Raimondi’s comments went further, indicating he reads the recent municipal elections as mandate to rein in tax increases.

“I’ll come right out and say it — 5.4% is too much of an increase, by a long shot,” he said. “I do not think that is palatable to the town… the town spoke, and said they wanted conservative leadership at the Board of Finance… I’m speaking on political reality of what I heard from the election and what I heard form the Annual Town Meeting.”

He went on to say that anything over 4% would be similarly unpalatable to most taxpayers.

BOF Chair Mike Kaelin commended Raimondi for “having courage” to speak for a “silent majority.”

“I think what the people in favor of [higher] spending don’t realize is they’re not the majority of people in this town,” Kaelin said. “The loudest voices that are promoting spending don’t represent the silent majority.”

“If you think you’re going to get a 6% spending increase, you’re living in an imaginary world. That’s just not going to happen,” Kaelin said.

“If you want guidance now, 4% is just a fair number to look at from the spending side,” he added.

After further discussions, and with the exception of BOF member Chris Stroup who was not in attendance, the board voted unanimously to offer a 4% mill rate increase as guidance to the BOS and BOE for their budget planning.

3 replies on “Bd. of Finance Offers Budget Guidance to Rein in Potential Mill Rate Increase to 4% for FY’25”

  1. “The town spoke, and said they wanted conservative leadership at the Board of Finance” by 4 votes. I feel like I’m going to be repeating this a lot the next 2 years, but it was a 4 vote margin, and with the runner-up somebody who was a pretty vocal opponent of BOF budget cuts last year. They spent a lot of time bragging about vote totals last year when they had the 2021 results – where their margins were much better (in part due to the odd matchup of 1 Democratic 4-year candidate against 3 Republicans) – to refer to, but now that the margins are so narrow, they really look kind of ridiculous continuing to rely on them. (but Bad-Faith Insinuations About What Wilton Voters Want are kind of a specialty of Mr. Raimondi’s)

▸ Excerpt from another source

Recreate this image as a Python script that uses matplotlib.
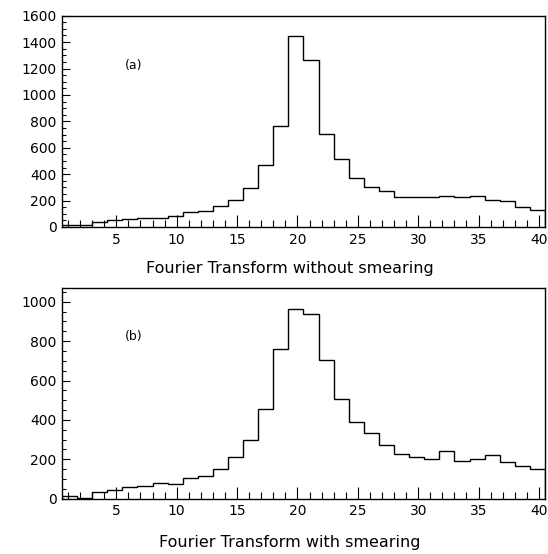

    I do at least appreciate that they’re providing guidance, but I would caution the other two boards not to rely on it; it would be incredibly easy for the BOF to wait until after the other boards have submitted their budgets and then spin whatever results they get from their bogus survey as The Will Of The People supporting a lower number, and insist that thanks to this totally unexpected development, they can now actually only go up 3%. So as always, I would advise the BOE to assume that whatever number they give the BOF – even if it’s within the guidance – is going to have another $1-$2M lopped off of it just so the BOF can claim they’re doing something, and plan accordingly.

  2. Also, as long as we are talking about mandates, the Democrats held their 4-2 majority on the Board of Education by a much larger margin, in a campaign in which the BOE was – by far! – the most aggressively contested and highest-profile race, and in which there was a great deal of discussion of line-item cuts to the BOE budget (an approach repudiated even by one of the Republican BOF candidates).

    So the “town spoke” that they wanted to retain the current leadership on the BOE – and its approach to setting budgets – much more loudly than they said anything about the BOF.

  3. Budget should increase no more than the grand list percent increase or the inflation rate which ever is lower.